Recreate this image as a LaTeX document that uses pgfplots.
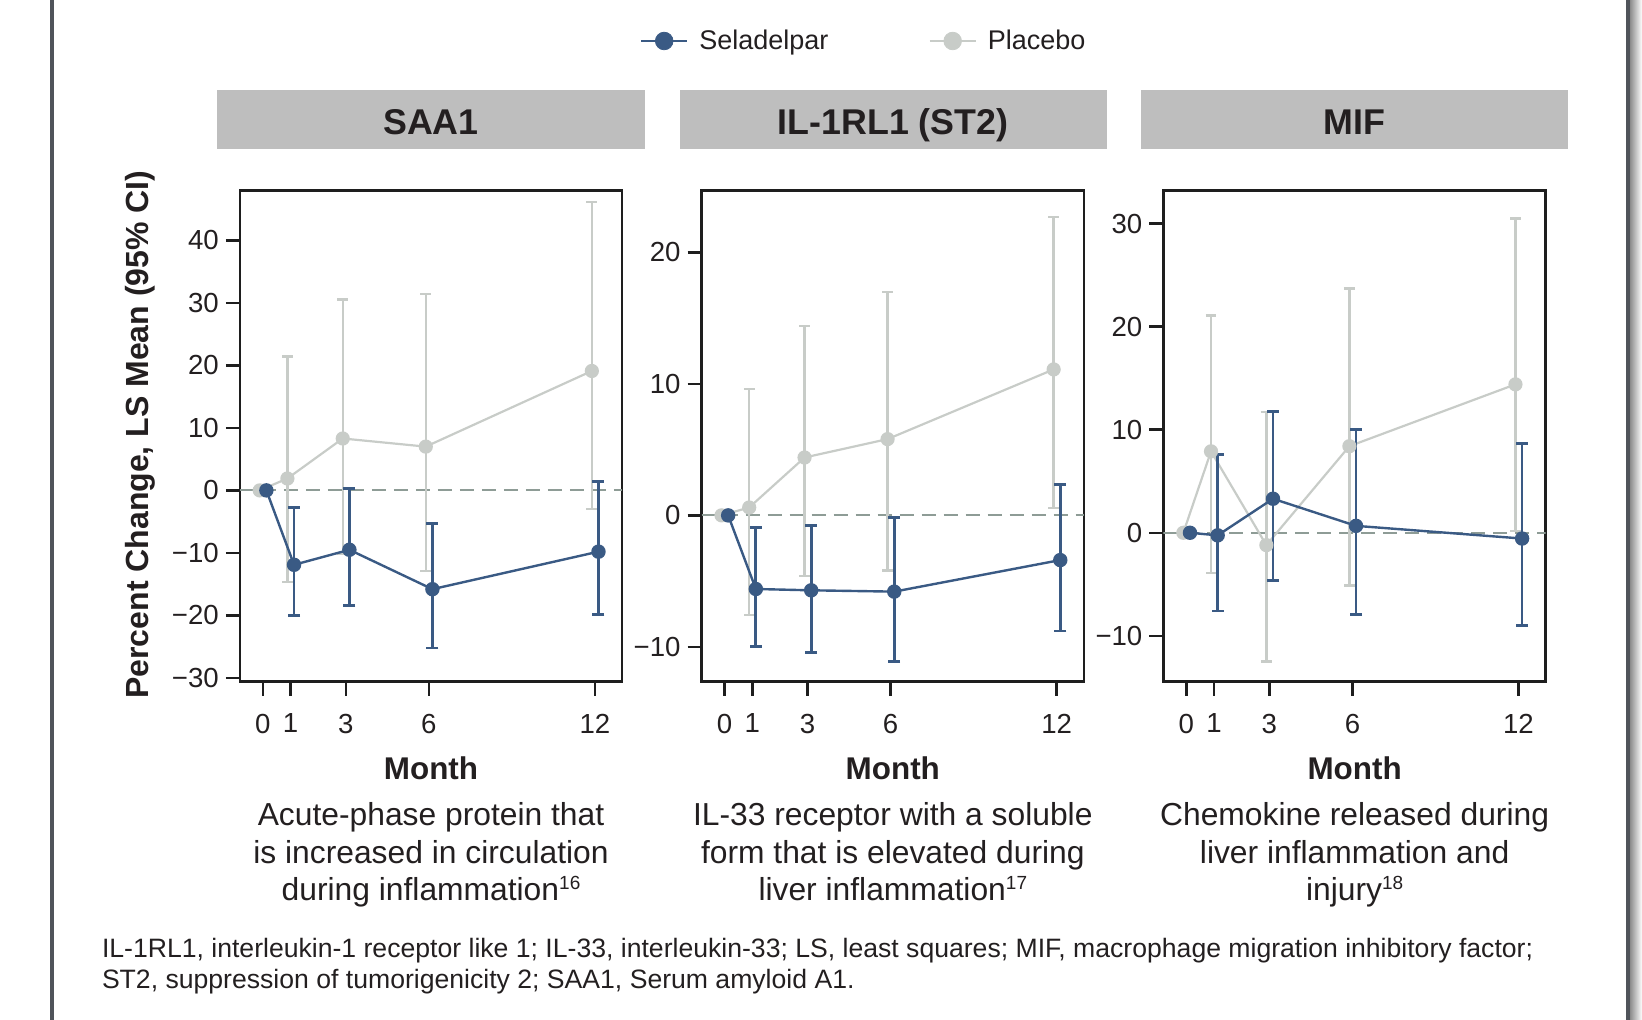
\documentclass[border=0pt]{standalone}
\usepackage{pgfplots}
\pgfplotsset{compat=1.18}
\usepackage{fontspec}
\setmainfont{Liberation Sans}
\definecolor{sela}{HTML}{3A5A84}
\definecolor{plac}{HTML}{C8CCC8}
\definecolor{zl}{HTML}{8E9C96}
\definecolor{hdr}{HTML}{BEBEBE}
\definecolor{txt}{HTML}{231F20}
\definecolor{frm}{HTML}{1E1E1E}
\definecolor{brd}{HTML}{50545A}
\newcommand{\sref}[1]{\raisebox{5.3pt}{\fontsize{9.5}{10}\selectfont #1}}
\pgfplotsset{
 panel/.style={
  scale only axis, width=191.1pt, height=245.55pt,
  anchor=north west,
  xmin=-0.83, xmax=12.98,
  xtick={0,1,3,6,12}, xticklabels={0,1,3,6,12},
  axis line style={line width=1.25pt, draw=frm},
  tick style={line width=1.25pt, draw=frm},
  tick align=outside, major tick length=7pt,
  xtick pos=left, ytick pos=left,
  ticklabel style={font=\fontsize{13.8}{16}\selectfont, text=txt},
  xticklabel style={yshift=-5.5pt},
 },
 placstyle/.style={draw=plac, line width=1.1pt, mark=*, mark size=3pt,
  mark options={fill=plac, draw=plac},
  error bars/y dir=both, error bars/y explicit,
  error bars/error bar style={line width=1.2pt, draw=plac},
  error bars/error mark options={rotate=90, mark size=2.7pt, line width=1.2pt, draw=plac}},
 selastyle/.style={draw=sela, line width=1.2pt, mark=*, mark size=3pt,
  mark options={fill=sela, draw=sela},
  error bars/y dir=both, error bars/y explicit,
  error bars/error bar style={line width=1.4pt, draw=sela},
  error bars/error mark options={rotate=90, mark size=3pt, line width=1.4pt, draw=sela}},
 zerostyle/.style={draw=zl, line width=1pt, dash pattern=on 7pt off 4pt, forget plot},
}
\begin{document}
\begin{tikzpicture}
\useasboundingbox (0,0) rectangle (821pt,-510pt);
% ---------------- Panel 1: SAA1
\begin{axis}[panel, at={(119.9pt,-95.3pt)}, ymin=-30.6, ymax=47.95,
  ytick={-30,-20,-10,0,10,20,30,40},
  yticklabels={−30,−20,−10,0,10,20,30,40}]
\addplot[zerostyle] coordinates {(-0.83,0) (12.98,0)};
\addplot[forget plot, placstyle] coordinates {
 (-0.11,0)
 (0.89,1.9) += (0,19.5) -= (0,16.6)
 (2.89,8.3) += (0,22.2) -= (0,18.4)
 (5.89,7.0) += (0,24.4) -= (0,19.9)
 (11.89,19.1) += (0,27.0) -= (0,22.1)
};
\addplot[forget plot, selastyle] coordinates {
 (0.13,0)
 (1.13,-11.9) += (0,9.1) -= (0,8.1)
 (3.13,-9.5) += (0,9.8) -= (0,8.9)
 (6.13,-15.8) += (0,10.5) -= (0,9.4)
 (12.13,-9.8) += (0,11.2) -= (0,10.0)
};
\end{axis}
% ---------------- Panel 2: IL-1RL1
\begin{axis}[panel, at={(350.8pt,-95.3pt)}, ymin=-12.65, ymax=24.7,
  ytick={-10,0,10,20},
  yticklabels={−10,0,10,20},
  legend columns=2,
  legend style={draw=none, fill=none, inner sep=0pt, outer sep=0pt,
    at={(axis description cs:-0.1612,1.3046)}, anchor=west,
    font=\fontsize{13.5}{16}\selectfont, text=txt,
    nodes={inner sep=1pt},
    /tikz/every odd column/.append style={column sep=4.5pt},
    /tikz/every even column/.append style={column sep=49pt}},
  legend image code/.code={
    \draw[#1, line width=1.2pt] (0pt,0pt) -- (23pt,0pt);
    \fill[#1] (11.5pt,0pt) circle (4.4pt);}]
\addlegendimage{sela}
\addlegendentry{Seladelpar}
\addlegendimage{plac}
\addlegendentry{Placebo}
\addplot[zerostyle] coordinates {(-0.83,0) (12.98,0)};
\addplot[forget plot, placstyle] coordinates {
 (-0.11,0)
 (0.89,0.6) += (0,9.0) -= (0,8.2)
 (2.89,4.4) += (0,10.0) -= (0,9.0)
 (5.89,5.8) += (0,11.2) -= (0,10.0)
 (11.89,11.1) += (0,11.6) -= (0,10.55)
};
\addplot[forget plot, selastyle] coordinates {
 (0.13,0)
 (1.13,-5.6) += (0,4.66) -= (0,4.4)
 (3.13,-5.7) += (0,4.92) -= (0,4.7)
 (6.13,-5.8) += (0,5.63) -= (0,5.3)
 (12.13,-3.4) += (0,5.75) -= (0,5.4)
};
\end{axis}
% ---------------- Panel 3: MIF
\begin{axis}[panel, at={(581.7pt,-95.3pt)}, ymin=-14.45, ymax=33.2,
  ytick={-10,0,10,20,30},
  yticklabels={−10,0,10,20,30}]
\addplot[zerostyle] coordinates {(-0.83,0) (12.98,0)};
\addplot[forget plot, placstyle] coordinates {
 (-0.11,0)
 (0.89,7.9) += (0,13.2) -= (0,11.8)
 (2.89,-1.2) += (0,12.9) -= (0,11.3)
 (5.89,8.4) += (0,15.3) -= (0,13.5)
 (11.89,14.4) += (0,16.1) -= (0,14.25)
};
\addplot[forget plot, selastyle] coordinates {
 (0.13,0)
 (1.13,-0.25) += (0,7.85) -= (0,7.35)
 (3.13,3.3) += (0,8.5) -= (0,7.9)
 (6.13,0.67) += (0,9.33) -= (0,8.57)
 (12.13,-0.56) += (0,9.26) -= (0,8.44)
};
\end{axis}
% ---------------- Decorations and texts (pixel coordinates)
\begin{scope}[x=0.5pt,y=-0.5pt, every node/.style={text=txt, inner sep=0pt}]
\fill[brd] (50,0) rectangle (54,1020);
\fill[brd] (1626,0) rectangle (1630,1020);
\shade[left color=black!45, right color=white] (1630,0) rectangle (1642,1020);
\fill[hdr] (217,90) rectangle (645,149);
\fill[hdr] (680,90) rectangle (1107,149);
\fill[hdr] (1141,90) rectangle (1568,149);
\node[anchor=base, font=\bfseries\fontsize{17.9}{21}\selectfont] at (431,134.5) {SAA1};
\node[anchor=base, font=\bfseries\fontsize{17.9}{21}\selectfont] at (893,134.5) {IL-1RL1 (ST2)};
\node[anchor=base, font=\bfseries\fontsize{17.9}{21}\selectfont] at (1354.6,134.5) {MIF};
\node[rotate=90, font=\bfseries\fontsize{16}{19}\selectfont] at (140,434.6) {Percent Change, LS Mean (95\% CI)};
\foreach \cx in {431,892.8,1354.6}{
  \node[anchor=base, font=\bfseries\fontsize{15.7}{18}\selectfont] at (\cx,779.5) {Month};
}
\begin{scope}[every node/.append style={anchor=base, font=\fontsize{15.9}{19}\selectfont}]
\node at (431,825) {Acute-phase protein that};
\node at (431,863) {is increased in circulation};
\node at (431,900) {during inflammation\sref{16}};
\node at (892.8,825) {IL-33 receptor with a soluble};
\node at (892.8,863) {form that is elevated during};
\node at (892.8,900) {liver inflammation\sref{17}};
\node at (1354.6,825) {Chemokine released during};
\node at (1354.6,863) {liver inflammation and};
\node at (1354.6,900) {injury\sref{18}};
\end{scope}
\node[anchor=base west, font=\fontsize{13.3}{15}\selectfont] at (101.6,957) {IL-1RL1, interleukin-1 receptor like 1; IL-33, interleukin-33; LS, least squares; MIF, macrophage migration inhibitory factor;};
\node[anchor=base west, font=\fontsize{13.3}{15}\selectfont] at (101.6,988) {ST2, suppression of tumorigenicity 2; SAA1, Serum amyloid A1.};
\end{scope}
\end{tikzpicture}
\end{document}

# # # # # # #

* _WHAT TO WORK ON_: Say how many lines of the data include the string "that". Nothing other than the number should be given.

* _ANSWER TO THE TASK_: 3